Nick Offin, Head of Sales, Marketing and Operations, dynabook discusses what the future of work could look like for SMEs.
The workforce of the future has become a prominent topic of conversation amongst businesses in the last few years, and small and midsize organisations are no exception. Workforce dynamics are set to change a considerable amount in the coming years. As mobile technology continues to advance at such an impressive rate, it’s improving the way employees remain connected in the office, bringing many advantages such as enhanced staff productivity, better access to customers and information, and access to content from any location – whether that might be a client site or an office desk. 5G’s impending arrival is set to fuel this mobility further, enabling greater functionality across various technologies such as cloud and edge computing, AR and VR, wearables, and AI and automation.
While all these developments will be an asset to SMBs, who will more easily be able to take advantage of the increased agility they will allow, it is important to note that small businesses need to understand the crucial challenges mobility brings – the most critical of which is security.IT management within SMBs plays a vital role in ensuring maximum operational efficiency and security, all the more important at this challenging time of transformation. According to a study by Aruba of more than 500 SMBs across Europe, 66 per cent of senior SMB managers believe optimising the cloud, applications and mobile devices is a strategic priority for their organisation. The challenge now is for the SMB workforce to contend with and adapt to this evolving landscape.
Mobile working for SMBs
The continued adoption of new technologies is a core driving factor behind mobile working. IDC predicts that by the end of 2021, 60 per cent of SMBs worldwide will have formal or informal mobile worker support in place. Technologies will pave the way for this shift, especially cloud computing – allowing SMBs to easily access and store information from anywhere, regardless of their location – as well as the incremental upgrade of cellular networks to bring enhanced speed and lower latency.
5G is of course the impending and next iteration of this and promises to pave the way for a new generation of IoT solutions. Wearable technology such as smart watches, for example, can enable quick and nimble functionality to employees on the move. And more significantly, devices such as smart glasses will transform the way workers perform their job, by delivering hands-free working to SMBs within the heavy industry sector such as engineering, manufacturing and logistics. Such innovations owe much to the growing prominence of edge computing, with Strategy Analytics predicting that by 2025, 59 per cent of IoT deployments will process data through edge computing in some form.

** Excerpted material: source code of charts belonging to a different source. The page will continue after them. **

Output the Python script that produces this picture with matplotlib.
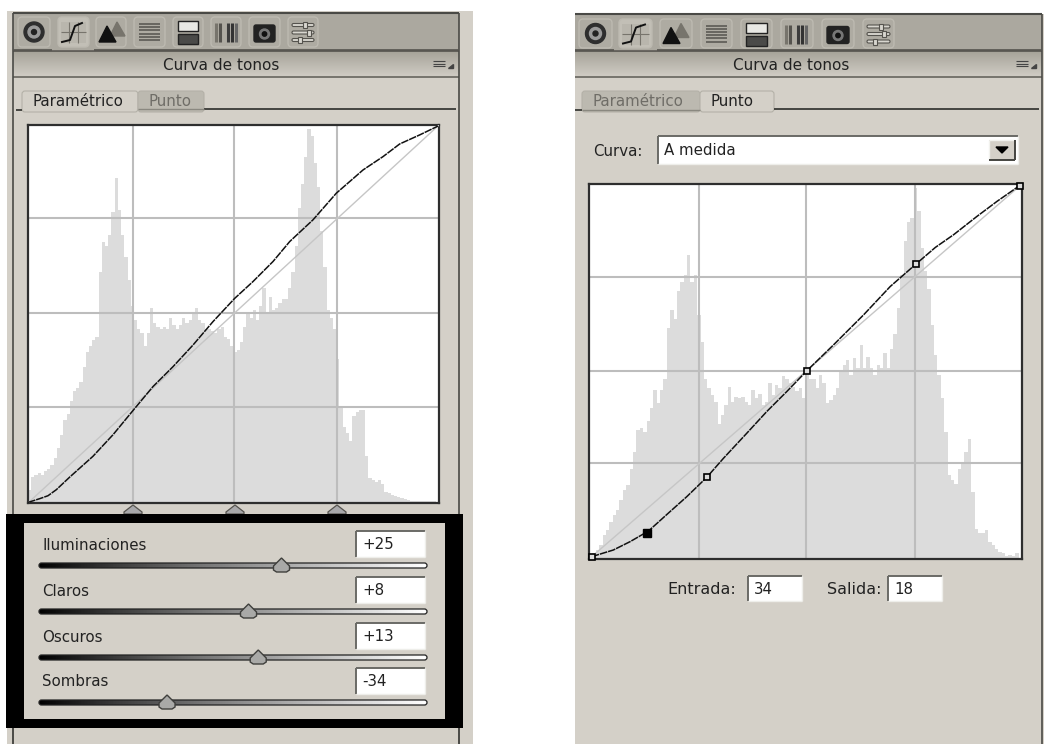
import numpy as np
import matplotlib
matplotlib.use("Agg")
import matplotlib.pyplot as plt
from matplotlib.patches import Rectangle, Polygon, FancyBboxPatch, Circle

# ---------- data ----------
hist_parametric = [3.5,7,7.5,8,7.5,8.5,9,10,12,14.5,18,22,23.5,27,29.5,30.5,32,36,40,41.5,43,44,61,69,68,71,77,86,77.5,71,65,59,
    52,48.5,46,45,41.5,45,51.5,47.5,46.5,46,46.5,46,49,47,46,47,49,47.5,48.5,50.5,51.5,48.5,47.5,46,46,45.5,45,46,46.5,44,43.5,41.5,
    40,40.5,42.5,46.5,50,49,51,48.5,52,57,50.5,54.5,51,51.5,53,54,54,57,61,68,78,84.5,91.5,99,97,90,83.5,72,62.5,51,49,46,
    38,25.5,20,18.5,16.5,23,24,24.5,24.5,12.5,6.5,6,5.5,6,5,3,2.7,2.2,1.8,1.5,1.2,1,.7,.5,.5,.5,.6,.6,.6,.5,.4,.3]
hist_point = [.6,1.5,2.4,3.7,6.4,7.7,10,11.7,13,15.7,18.4,19.8,24,28.6,34.4,34.9,34,36.7,40.2,45,41.5,45,48,61.6,66.5,64,71.4,74,75.8,81,74,75.8,
    65,58,48,45.5,43.8,42,36,38.4,41,46,42,43.3,42.9,43.3,42,41,45,43,44,41,42,47,43.8,46.4,45.5,48.7,48,46.9,46,44.7,45.5,43,
    50,48,48,45.5,49,47,41.5,42.4,43.8,45.5,50,51.8,53,49,53.6,51,57,51,54,51,49,51.8,51,55,51,56,60,67,75.8,84.7,90,91,
    99,92.7,83,76.7,72,62.5,54.4,49,43,34,22.4,21,20,24,26,28.6,32,18,8,6.9,6.9,7.7,4.6,3.7,2.8,2,1.5,.9,1,.9,1.5,.4]
curve_param_in  = [0,7.2,12.4,17.6,25.9,40.3,52.7,64.7,77.6,90,102.4,114.8,128.2,139.6,152,162.4,176.8,191.3,207.9,220.3,230.6,243,254.4]
curve_param_out = [.4,2.9,4.9,9,17.5,31.5,46,61.8,78.6,92,106.6,122.4,138,149.4,162.9,176.4,191,209,224.7,233.7,242.2,248.3,254.3]
curve_point_in  = [1.6,14.3,24.2,35,47.7,57.6,69.4,79.2,92.9,104.7,116.5,128.3,144,161.7,177.4,192.5,204,214.7,228.5,240.3,253.6]
curve_point_out = [1.6,6.1,11.8,19,32.2,42.4,55.6,68.5,85.5,100.3,113.9,128,145.6,166,185.3,200.5,211.9,220.5,233,243.2,253.9]
handles_in  = [1.6,69.4,128.3,192.5,253.6]
handles_out = [1.6,55.6,128,200.5,253.9]
active_in, active_out = 34, 18
grid_levels = [65,128,192]
slider_labels = ["Iluminaciones","Claros","Oscuros","Sombras"]
slider_values = [25,8,13,-34]
tab_labels = ["Paramétrico","Punto"]
panel_title = "Curva de tonos"
curve_label, curve_choice = "Curva:", "A medida"
entry_labels = ["Entrada:","Salida:"]
entry_values = [34,18]

W, H = 1044, 744
BG = "#d4d0c8"; DARK = "#3a3a36"; TXT = "#222222"
plt.rcParams['font.family'] = ['DejaVu Sans']
FS = 10.8

fig = plt.figure(figsize=(W/100, H/100), dpi=100, facecolor="white")
ui = fig.add_axes([0,0,1,1]); ui.set_xlim(0,W); ui.set_ylim(H,0); ui.axis("off")

def rect(x0,y0,x1,y1,c,z=1,**k):
    ui.add_patch(Rectangle((x0,y0),x1-x0,y1-y0,facecolor=c,edgecolor="none",zorder=z,**k))
def line(x0,y0,x1,y1,c=DARK,lw=1.2,z=3):
    ui.plot([x0,x1],[y0,y1],color=c,lw=lw,zorder=z,solid_capstyle="butt")
def vgrad(x0,y0,x1,y1,c0,c1,z=2):
    a=np.array(matplotlib.colors.to_rgb(c0)); b=np.array(matplotlib.colors.to_rgb(c1))
    t=np.linspace(0,1,32)[:,None,None]
    ui.imshow(a[None,None,:]*(1-t)+b[None,None,:]*t,extent=(x0,x1,y1,y0),aspect="auto",zorder=z,interpolation="bilinear")

def icons(xs,y0,y1):
    for i,(a,b) in enumerate(xs):
        ui.add_patch(FancyBboxPatch((a+1,y0+1),b-a-2,y1-y0-2,boxstyle="round,pad=0,rounding_size=4",
                     facecolor="#c2bfb6" if i==1 else "#aeaba2",edgecolor="#bdbab1",lw=1,zorder=3))
        cx,cy=(a+b)/2,(y0+y1)/2
        if i==0:
            ui.add_patch(Circle((cx,cy),10,color="#2e2e2e",zorder=4)); ui.add_patch(Circle((cx,cy),6,color="#9a9a9a",zorder=4)); ui.add_patch(Circle((cx,cy),2.5,color="#222222",zorder=4))
        elif i==1:
            rect(a+4,cy-10,b-4,cy+11,"#b9b6ad",4)
            for f in (.33,.66): line(a+4+(b-a-8)*f,cy-10,a+4+(b-a-8)*f,cy+11,"#77746c",.8,5)
            line(a+4,cy,b-4,cy,"#77746c",.8,5)
            ui.plot([a+5,a+13,a+18,b-8],[cy+10,cy+8,cy-6,cy-9],color="#111111",lw=1.4,zorder=6)
        elif i==2:
            ui.add_patch(Polygon([[a+4,cy+10],[a+12,cy-6],[a+21,cy+10]],color="#111111",zorder=5))
            ui.add_patch(Polygon([[a+15,cy+4],[a+22,cy-10],[a+30,cy+4]],color="#77746c",zorder=4))
        elif i==3:
            for k in range(6): line(a+6,cy-8+k*3.2,b-6,cy-8+k*3.2,"#55534e",1.1,5)
        elif i==4:
            rect(a+6,cy-11,b-6,cy-1,"#e8e8e4",4); rect(a+6,cy+2,b-6,cy+12,"#4a4a48",4)
            ui.add_patch(Rectangle((a+6,cy-11),b-a-12,10,fill=False,edgecolor="#222222",lw=1,zorder=5))
            ui.add_patch(Rectangle((a+6,cy+2),b-a-12,10,fill=False,edgecolor="#222222",lw=1,zorder=5))
        elif i==5:
            for k,(off,c) in enumerate([(6,"#77746c"),(10,"#55534e"),(18,"#3c3c3c"),(22,"#333333"),(26,"#666666")]):
                line(a+off,cy-9,a+off,cy+10,c,2.2,5)
        elif i==6:
            ui.add_patch(FancyBboxPatch((a+6,cy-7),b-a-12,17,boxstyle="round,pad=0,rounding_size=2",color="#222222",zorder=4))
            ui.add_patch(Circle((cx,cy+2),5,color="#777777",zorder=5)); ui.add_patch(Circle((cx,cy+2),2.2,color="#111111",zorder=6))
        else:
            for k,f in enumerate((.6,.75,.35)):
                yy=cy-7+k*7.5
                ui.add_patch(FancyBboxPatch((a+5,yy-1.5),b-a-10,3,boxstyle="round,pad=0,rounding_size=1.5",facecolor="#d8d6cf",edgecolor="#55534e",lw=.8,zorder=4))
                ui.add_patch(Rectangle((a+5+(b-a-10)*f-2,yy-3),4,6,facecolor="#d8d6cf",edgecolor="#55534e",lw=.8,zorder=5))

def panel(x0,x1,ytop,title_x,menu_x,bg0,bg1,left_border):
    rect(bg0,ytop-2 if left_border else ytop,bg1,H,BG,1)
    rect(x0,ytop,x1,50,"#aba89f",2)
    line(x0,ytop,x1,ytop,"#4a4a46",1.5)
    vgrad(x0,51,x1,76,"#a6a399","#cfcbc3")
    line(x0,51,x1,51,"#55534e",1.2); line(x0,77,x1,77,"#66645e",1.2)
    if left_border: line(x0,ytop,x0,H,"#4a4a46",1.2)
    line(x1,ytop,x1,H,"#4a4a46",1.2)
    ui.text(title_x,65,panel_title,ha="center",va="center",fontsize=FS+.2,color=TXT,zorder=6)
    for k in range(3): line(menu_x,61+k*2.5,menu_x+12,61+k*2.5,"#444444",.8,6)
    ui.add_patch(Polygon([[menu_x+15,68],[menu_x+20,68],[menu_x+20,64]],color="#444444",zorder=6))

def tabs(active, x_a0,x_a1,x_b0,x_b1,x_end,x0,y0=91,y1=110):
    for i,(a,b) in enumerate([(x_a0,x_a1),(x_b0,x_b1)]):
        on = i==active
        ui.add_patch(FancyBboxPatch((a,y0),b-a,y1-y0+2,boxstyle="round,pad=0,rounding_size=3",
                     facecolor=BG if on else "#bcb9b0",edgecolor="#b4b1a8",lw=.8,zorder=3))
        ui.text(a+10,y0+10.5,tab_labels[i],va="center",fontsize=FS,color=TXT if on else "#6f6d67",zorder=6)
    line(x0,y1,min(x_a0,x_b0),y1,DARK,1.3,5); line(x_b1,y1-1,x_end,y1-1,DARK,1.3,5)
    if active==0: line(x_b0,y1-1,x_b1,y1-1,"#8a8880",1,5)
    else: line(x_a0,y1,x_a1,y1,"#8a8880",1,5)

def entry(x0,y0,x1,y1,s,fs=FS):
    rect(x0,y0,x1,y1,"white",6)
    line(x0,y0,x1,y0,"#6a6a66",1.4,7); line(x0,y0,x0,y1,"#6a6a66",1.4,7)
    line(x0,y1,x1,y1,"#eeeeea",1,7); line(x1,y0,x1,y1,"#eeeeea",1,7)
    ui.text(x0+6,(y0+y1)/2+.5,s,va="center",fontsize=fs,color=TXT,zorder=8)

def plot(box,hist,cin,cout):
    x0,y0,x1,y1=box
    ax=fig.add_axes([x0/W,1-y1/H,(x1-x0)/W,(y1-y0)/H],zorder=5)
    ax.set_xlim(0,255); ax.set_ylim(0,255); ax.set_xticks([]); ax.set_yticks([])
    edges=np.linspace(0,255,len(hist)+1)
    ax.stairs(np.array(hist)*2.55,edges,fill=True,color="#dcdcdc",zorder=1)
    for g in grid_levels:
        ax.axvline(g,color="#bdbdbd",lw=1.5,zorder=2); ax.axhline(g,color="#bdbdbd",lw=1.5,zorder=2)
    ax.plot([0,255],[0,255],color="#c6c6c6",lw=1,zorder=3)
    ax.plot(cin,cout,color="#111111",lw=1.1,zorder=4,dashes=(5,.6),clip_on=False)
    for s in ax.spines.values():
        s.set_color("#2e2e2e"); s.set_linewidth(1.6)
    return ax

# ---------- left panel ----------
panel(13,459,13,221,433,7,473,True)
icons([(17,51),(57,90),(95,127),(133,166),(172,204),(210,242),(248,281),(287,319)],16,48)
line(13,50,52,50,"#55534e",1.2); line(94,50,459,50,"#55534e",1.2)
tabs(0,22,138,138,204,456,16)
plot((28,125,439,503),hist_parametric,curve_param_in,curve_param_out)
for x in (133,235,337):
    ui.add_patch(Polygon([[x-9,514],[x-9,512],[x,505],[x+9,512],[x+9,514]],facecolor="#a8a8aa",edgecolor="#55534e",lw=.9,zorder=3))
rect(6,514,463,728,"black",4)
rect(24,523,445,719,BG,5)
ys=[545,591,637,682]
grad=np.linspace(0,1,256)[None,:]
for lab,val,y in zip(slider_labels,slider_values,ys):
    ui.text(42,y,lab,va="center",fontsize=FS,color=TXT,zorder=8)
    s=f"{val:+d}"
    entry(356,y-14,425,y+12,s)
    tr=ui.imshow(grad**.9,cmap="gray",vmin=0,vmax=1,extent=(39,427,y+23,y+18),aspect="auto",zorder=6,interpolation="bilinear")
    clip=FancyBboxPatch((39,y+18),388,5,boxstyle="round,pad=0,rounding_size=2.5",facecolor="none",edgecolor="#222222",lw=.9,zorder=7)
    ui.add_patch(clip); tr.set_clip_path(clip)
    tx=39+388*(val+100)/200
    ui.add_patch(Polygon([[tx-8,y+21],[tx,y+13],[tx+8,y+21],[tx+8,y+25],[tx+5,y+27],[tx-5,y+27],[tx-8,y+25]],
                 facecolor="#a9a9a7",edgecolor="#3f3f3c",lw=1,zorder=8))
line(13,728,13,H,"#4a4a46",1.2,5); line(459,728,459,H,"#4a4a46",1.2,5)

# ---------- right panel ----------
panel(575,1042,14,791,1016,575,1044,False)
icons([(578,613),(618,653),(659,693),(700,733),(740,773),(780,814),(821,855),(862,895)],18,49)
line(575,50,614,50,"#55534e",1.2); line(657,50,1042,50,"#55534e",1.2)
tabs(1,582,700,700,774,1039,575)
ui.text(593,152,curve_label,va="center",fontsize=FS,color=TXT,zorder=6)
entry(658,136,1018,164,curve_choice)
rect(989,140,1015,160,BG,8)
line(989,140,1015,140,"#f2f2ee",1,9); line(989,140,989,160,"#f2f2ee",1,9)
line(989,160,1015,160,"#444440",1.4,9); line(1015,140,1015,160,"#444440",1.4,9)
ui.add_patch(Polygon([[996,147],[1008,147],[1002,153]],color="black",zorder=9))
axr=plot((589,184,1022,559),hist_point,curve_point_in,curve_point_out)
axr.plot(handles_in,handles_out,ls="none",marker="s",ms=5,mfc="#dddddd",mec="black",mew=1.2,zorder=6,clip_on=False)
axr.plot([active_in],[active_out],ls="none",marker="s",ms=5.5,mfc="black",mec="black",zorder=6)
ui.text(667,589,entry_labels[0],va="center",fontsize=FS+.7,color=TXT,zorder=6)
ui.text(827,589,entry_labels[1],va="center",fontsize=FS+.7,color=TXT,zorder=6)
entry(748,576,802,601,str(entry_values[0]))
entry(888,576,942,601,str(entry_values[1]))

ui.set_xlim(0,W); ui.set_ylim(H,0)
fig.savefig("out.png",dpi=100,facecolor="white")
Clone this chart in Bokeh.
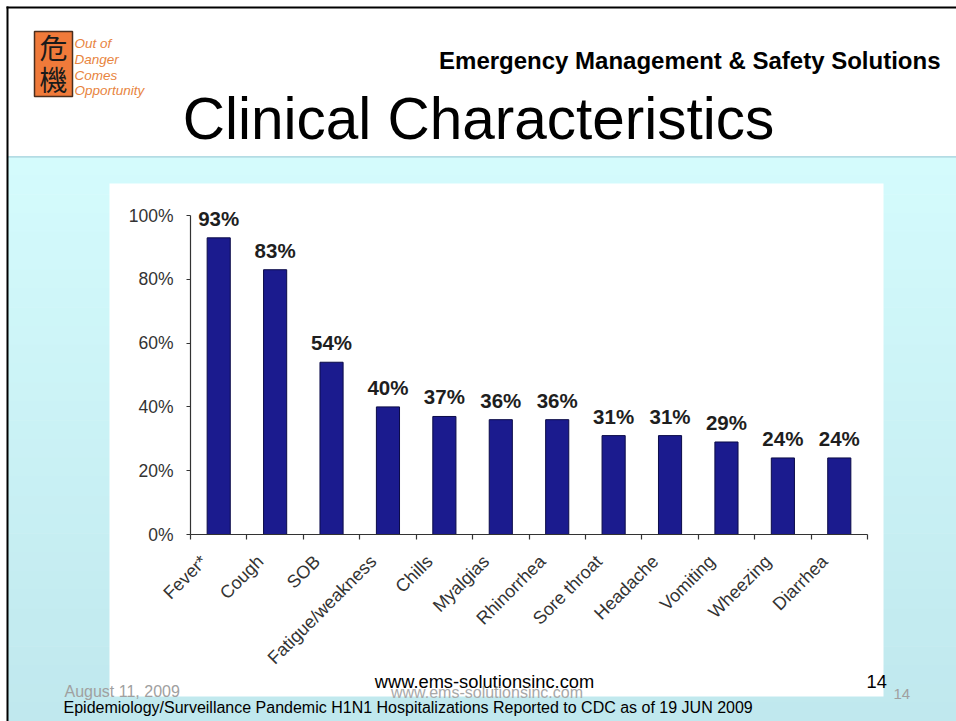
from math import pi
from bokeh.plotting import figure
from bokeh.models import (Range1d, LinearAxis, FixedTicker, ColumnDataSource, LabelSet,
                          PrintfTickFormatter)
from bokeh.core.properties import value
from bokeh.embed import file_html
from bokeh.resources import INLINE

# ---------------- data ----------------
categories = ["Fever*", "Cough", "SOB", "Fatigue/weakness", "Chills", "Myalgias",
              "Rhinorrhea", "Sore throat", "Headache", "Vomiting", "Wheezing", "Diarrhea"]
percent_values = [93, 83, 54, 40, 37, 36, 36, 31, 31, 29, 24, 24]
value_labels = ["93%", "83%", "54%", "40%", "37%", "36%", "36%", "31%", "31%", "29%", "24%", "24%"]
y_tick_values = [0, 20, 40, 60, 80, 100]

slide_title = "Clinical Characteristics"
company = "Emergency Management & Safety Solutions"
logo_chars = ["危", "機"]
logo_lines = ["Out of", "Danger", "Comes", "Opportunity"]
website = "www.ems-solutionsinc.com"
slide_number = "14"
slide_date = "August 11, 2009"
source_note = "Epidemiology/Surveillance Pandemic H1N1 Hospitalizations Reported to CDC  as of 19 JUN 2009"

W, H = 956, 721
FONT = "Liberation Sans"

# ---- layout geometry of the chart area on the slide (pixels, y downwards) ----
PLOT_L, PLOT_R = 190.0, 867.0     # left / right end of the category axis
Y0_PX, Y100_PX = 534.0, 215.0     # pixel rows of 0 % and 100 %

n = len(categories)
slot_px = (PLOT_R - PLOT_L) / n
cx_start = -0.5 - PLOT_L / slot_px
cx_end = -0.5 + (W - PLOT_L) / slot_px
pct_px = (Y0_PX - Y100_PX) / 100.0
cy_start = -(H - Y0_PX) / pct_px
cy_end = Y0_PX / pct_px

p = figure(width=W, height=H, x_range=Range1d(0, W), y_range=Range1d(H, 0),
           output_backend="svg", toolbar_location=None, title=None,
           x_axis_location=None, y_axis_location=None, min_border=0,
           background_fill_color="white", border_fill_color="white", outline_line_color=None)
p.xgrid.visible = False
p.ygrid.visible = False
p.extra_x_ranges = {"cx": Range1d(cx_start, cx_end)}
p.extra_y_ranges = {"cy": Range1d(cy_start, cy_end)}

# ================= slide decoration (pixel space) =================
top_c = (0xD4, 0xFB, 0xFC)
bot_c = (0xC0, 0xE8, 0xEE)
n_strips = 30
y0, y1 = 156.0, float(H)
L, R, T, B, C = [], [], [], [], []
for i in range(n_strips):
    t = i / (n_strips - 1)
    c = tuple(int(round(top_c[k] + (bot_c[k] - top_c[k]) * t)) for k in range(3))
    L.append(7); R.append(W)
    T.append(y0 + (y1 - y0) * i / n_strips)
    B.append(y0 + (y1 - y0) * (i + 1) / n_strips + 0.7)
    C.append("#%02x%02x%02x" % c)
p.quad(left=L, right=R, top=T, bottom=B, fill_color=C, line_color=None)

def box(l, r, t, b, color, **kw):
    kw.setdefault("line_color", None)
    p.quad(left=[l], right=[r], top=[t], bottom=[b], fill_color=color, **kw)

box(7, W, 155.5, 157.2, "#B4DCE4")      # header rule
box(109, 883, 183, 696, "white")        # white chart panel
box(6, W, 6, 8, "black")                # slide border top
box(6, 8, 6, H, "black")                # slide border left

def txt(x, baseline_y, s, size, color="black", align="left", style="normal", font=FONT):
    # text is placed by its vertical middle; convert from the wanted baseline
    y_mid = baseline_y - 0.347 * size
    p.text(x=[x], y=[y_mid], text=[s], text_align=align, text_baseline="middle",
           text_font=value(font), text_font_size=value("%.1fpx" % size),
           text_font_style=value(style), text_color=color)

# logo
box(34, 72, 31, 96, "#F07A3A", line_color="#4A2E1E", line_width=1.5)
for ch, yc in zip(logo_chars, [46, 78]):
    p.text(x=[53], y=[yc], text=[ch], text_align="center", text_baseline="middle",
           text_font=value("Noto Sans CJK TC"), text_font_size=value("28px"),
           text_color="#1A1A1A")
for i, line in enumerate(logo_lines):
    txt(74, 48 + i * 15.6, line, 13.5, "#E8843E", style="italic")

txt(940, 68, company, 24, align="right", style="bold")
txt(478, 138, slide_title, 58.5, align="center")

# footer
txt(484, 687, website, 18.3, align="center")
txt(866, 687, slide_number, 18.3)
txt(64, 697, slide_date, 16, "#A0A0A0")
txt(486.5, 698, website, 16, "#A8A8A8", align="center")
txt(893, 699, slide_number, 15, "#A0A0A0")
txt(63, 713, source_note, 16)

# ================= the chart (extra ranges cx / cy) =================
positions = list(range(n))
edges = [i - 0.5 for i in range(n + 1)]
label_shift = 0.26
label_ticks = [pos - label_shift for pos in positions]

y_axis = LinearAxis(x_range_name="cx", y_range_name="cy", fixed_location=-0.5,
                    ticker=FixedTicker(ticks=y_tick_values), bounds=(0, 100),
                    formatter=PrintfTickFormatter(format="%d%%"),
                    axis_line_color="#333333", axis_line_width=1.2,
                    major_tick_out=4, major_tick_in=0, major_tick_line_color="#333333",
                    minor_tick_out=0, minor_tick_in=0, minor_tick_line_color=None,
                    major_label_standoff=13,
                    major_label_text_font=FONT, major_label_text_font_size="17.5px",
                    major_label_text_color="#333333")
p.add_layout(y_axis, "left")

x_axis = LinearAxis(x_range_name="cx", y_range_name="cy", fixed_location=0,
                    ticker=FixedTicker(ticks=label_ticks, minor_ticks=edges),
                    bounds=(-0.5, n - 0.5),
                    major_label_overrides={t: c for t, c in zip(label_ticks, categories)},
                    axis_line_color="#333333", axis_line_width=1.2,
                    major_tick_out=0, major_tick_in=0, major_tick_line_color=None,
                    minor_tick_out=5, minor_tick_in=0, minor_tick_line_color="#333333",
                    minor_tick_line_width=1.2,
                    major_label_orientation=pi / 4, major_label_standoff=19,
                    major_label_text_font=FONT, major_label_text_font_size="18px",
                    major_label_text_color="#333333")
p.add_layout(x_axis, "below")

src = ColumnDataSource(dict(x=positions, val=percent_values, lab=value_labels))
p.vbar(x="x", top="val", width=0.41, source=src, x_range_name="cx", y_range_name="cy",
       fill_color="#1B1B8E", line_color="#0B0B48", line_width=1)
p.add_layout(LabelSet(x="x", y="val", text="lab", source=src, y_offset=12,
                      x_range_name="cx", y_range_name="cy",
                      text_align="center", text_baseline="alphabetic",
                      text_font=value(FONT), text_font_size=value("20.5px"),
                      text_font_style=value("bold"), text_color="#1E1E1E"))

open("out.html", "w").write(file_html(p, INLINE))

However, traditional enterprise technology, such as laptops, will undoubtedly remain integral for SMB use. Becoming ever more lightweight, powerful and secure, devices such as the Portégé X30T have been created to accommodate the increasingly mobile needs of today’s SMB workforce. The challenge for IT leaders comes in ensuring the device fleet continues to meet these evolving needs, meaning longer-term device strategy is becoming a more important consideration. ‘PC as a Service’, within which business devices and services are subscribed to rather than owned, is therefore emerging as an effective business model to achieve a tech refresh not just now, but on an ongoing basis. With the rise of the ‘PC as a Service’ model and mobile working, the workforce of the future will have to be more secure than ever before – Aruba research has revealed that 50 per cent of SMBs had some reticence about mobile working, citing data security as the major barrier.
Security continues to remain a big challenge for SMBs
One common service offered within the ‘PC as a Service’ model is data recovery. The recent one-year anniversary of the introduction of GDPR is a timely reminder that SMBs must prioritise security above everything else in this data-driven landscape. Last year saw a 217 per cent rise in IoT attacks, recorded by Sonic Wall, today’s workforce needs to adjust to the wider threat landscape created by the arrival of IoT devices such as wearables. Further research from a Ponemon Institute study found a dramatic increase in IoT-related data breaches since 2017, specifically due to unsecured IoT devices or applications.
Security will continue to remain of the utmost importance for smaller businesses. In order to stay protected and compliant it’s abundantly clear that senior IT staff need to have the right tools in place to combat threats, while also ensuring employees are aware of the potential impacts and educated about the importance of data security and their growing role in protecting the network. Many of the aforementioned solutions deliver robust security, which is often a core reason behind their growing adoption. Mobile edge computing solutions, for example, enable data to be locally encrypted and translated to a communication protocol before being sent to the company’s network core via the cloud.
However all of these solutions will only be of limited use to SMBs until staff members know how to safeguard the business. Which is why almost half (48 per cent) of Europe’s IT decision makers consider training and educating staff around technology a key investment priority. The future is here for today’s workforce and now is the time for SMBs and their employees to streamline operations and enhance productivity, simultaneously enabling CIOs to positively impact the bottom line. It is imperative that, in order to achieve this, employees are also invested to maximise the potential – and decrease the risks – of these technologies.